Two years ago, in a controversial attempt to broaden the appeal of the Oscars ceremony, the Academy of Motion Picture Arts and Sciences expanded the field for the Best Picture race from the traditional five nominees to ten. Well, that sure didn’t last long, did it?
The decision to increase the number of nominees came largely as a result of the uproar that erupted when the Academy failed to give populist favorite ‘The Dark Knight‘ a Best Picture nomination. After that fiasco, the Academy reasoned that opening up more nomination slots would allow less “artistic” films and more “movies that people have actually heard of and paid to see” into the running, which would satiate the loudmouth masses. As proof of concept, the next two ceremonies offered up nominations for ‘District 9‘ and ‘Inception‘, a couple of sci-fi blockbusters that wouldn’t normally be named in the Best Picture category.
This rule change was met with widespread scorn, mostly because everyone could see right through the ploy. No one actually expected that these also-ran choices would stand a chance in hell of winning anything.

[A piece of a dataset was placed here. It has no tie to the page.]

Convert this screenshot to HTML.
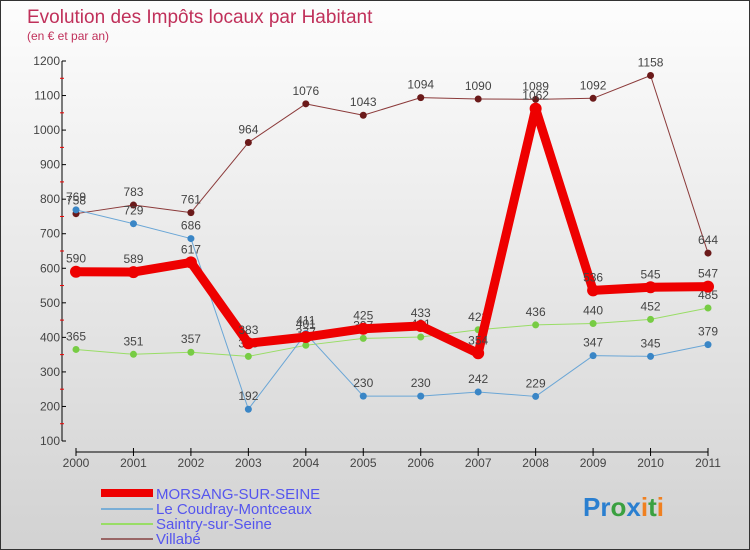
<!DOCTYPE html>
<html><head><meta charset="utf-8"><style>
body{margin:0}
#c{width:750px;height:550px;position:relative;box-sizing:border-box;border:1px solid #333;background:linear-gradient(#fdfdfd,#d2d2d2);font-family:"Liberation Sans",sans-serif;overflow:hidden}
</style></head><body>
<div id="c">
<svg id="s" width="750" height="550" style="position:absolute;left:0;top:0">
<text x="26" y="22" font-size="19" fill="#c0305a">Evolution des Impôts locaux par Habitant</text>
<text x="26" y="39" font-size="12" fill="#c0305a">(en € et par an)</text>
<g id="axes"></g><g id="series"></g>
<g font-size="15" fill="#5555ee">
<rect x="100" y="488" width="52" height="8" fill="#e00"/>
<text x="155" y="498">MORSANG-SUR-SEINE</text>
<rect x="100" y="507" width="52" height="2" fill="#7aaed6"/>
<text x="155" y="513">Le Coudray-Montceaux</text>
<rect x="100" y="522" width="52" height="2" fill="#99dd66"/>
<text x="155" y="528">Saintry-sur-Seine</text>
<rect x="100" y="537" width="52" height="2" fill="#996666"/>
<text x="155" y="543">Villabé</text>
</g>
<text x="582" y="515" font-size="26" font-weight="bold"><tspan fill="#2a7fd0">Pr</tspan><tspan fill="#3aa040">o</tspan><tspan fill="#2a7fd0">x</tspan><tspan fill="#f08020">i</tspan><tspan fill="#3aa040">t</tspan><tspan fill="#f08020">i</tspan></text>
</svg>
</div>
<script>
const years=[2000,2001,2002,2003,2004,2005,2006,2007,2008,2009,2010,2011];
const yTicks=[100,200,300,400,500,600,700,800,900,1000,1100,1200];
const morsang=[590,589,617,383,401,425,433,354,1062,536,545,547];
const coudray=[769,729,686,192,411,230,230,242,229,347,345,379];
const saintry=[365,351,357,345,377,397,401,422,436,440,452,485];
const villabe=[758,783,761,964,1076,1043,1094,1090,1089,1092,1158,644];
const NS="http://www.w3.org/2000/svg";
const X=i=>75+i*(707-75)/(years.length-1);
const Y=v=>440-(v-100)*380/1100;
function mk(t,a,p){const e=document.createElementNS(NS,t);for(const k in a)e.setAttribute(k,a[k]);p.appendChild(e);return e;}
const ax=document.getElementById('axes'),sr=document.getElementById('series');
let e=mk('line',{x1:61,y1:Y(1200),x2:61,y2:Y(100),stroke:'#000'},ax);


yTicks.forEach((v,i)=>{
 mk('line',{x1:61,y1:Y(v),x2:65,y2:Y(v),stroke:'#000'},ax);
 if(i<yTicks.length-1)mk('line',{x1:59,y1:Y(v+50),x2:63,y2:Y(v+50),stroke:'#e00'},ax);
 const t=mk('text',{x:59,y:Y(v)+4,'font-size':12,fill:'#444','text-anchor':'end'},ax);t.textContent=v;
 
 
});
e=mk('line',{x1:75,y1:451,x2:707,y2:451,stroke:'#000'},ax);


years.forEach((y,i)=>{
 mk('line',{x1:X(i),y1:447,x2:X(i),y2:455,stroke:'#000'},ax);
 const t=mk('text',{x:X(i),y:466,'font-size':12,fill:'#444','text-anchor':'middle'},ax);t.textContent=y;
 
 
});
function series(d,name,col,w,r,dot){
 const g=mk('g',{},sr);
 
 
 const l=mk('polyline',{points:d.map((v,i)=>X(i)+','+Y(v)).join(' '),fill:'none',stroke:col,'stroke-width':w,'stroke-linejoin':'round'},g);
 
 
 d.forEach((v,i)=>{
  const c=mk('circle',{cx:X(i),cy:Y(v),r:r,fill:dot},g);
  
  
  const t=mk('text',{x:X(i),y:Y(v)-9,'font-size':12,fill:'#444','text-anchor':'middle'},g);t.textContent=v;
  
  
 });
}
series(villabe,'villabe','#8b3a3a',1,3.5,'#6b1a1a');
series(saintry,'saintry','#99dd66',1,3.5,'#77cc44');
series(coudray,'coudray','#6aa6d6',1,3.5,'#3a86c6');
series(morsang,'morsang','#ee0000',9,6,'#ee0000');
</script>
</body></html>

Further, doubling the number of nominees meant an even longer ceremony telecast with twice as many tedious clip reels. Nobody wanted to sit through that. Perhaps worst of all, the struggle to find five more Best Picture-worthy nominees each year just served to highlight the dearth of quality movies actually being produced in Hollywood.
For those reasons and more, the Academy has already given up the pretense of looking for ten great movies each year. Effective with next year’s ceremony, the Best Picture category will move to new structure with a variable number of nominations that could range anywhere from five to ten, depending on how many votes each movie receives. In order to qualify for a Best Picture nomination, a film must receive at least five percent of the first-place votes. Analysis of the voting patterns from 2001 to 2008 reveals that those years would have each garnered between five to nine nominations had they been run under the new rules.
Anyone want to place bets on how long it will take the Academy to slip right back to the five-nominee fixed limit? I’m guessing we’ll see maybe three years of this current system before everything goes back to the old way of doing things.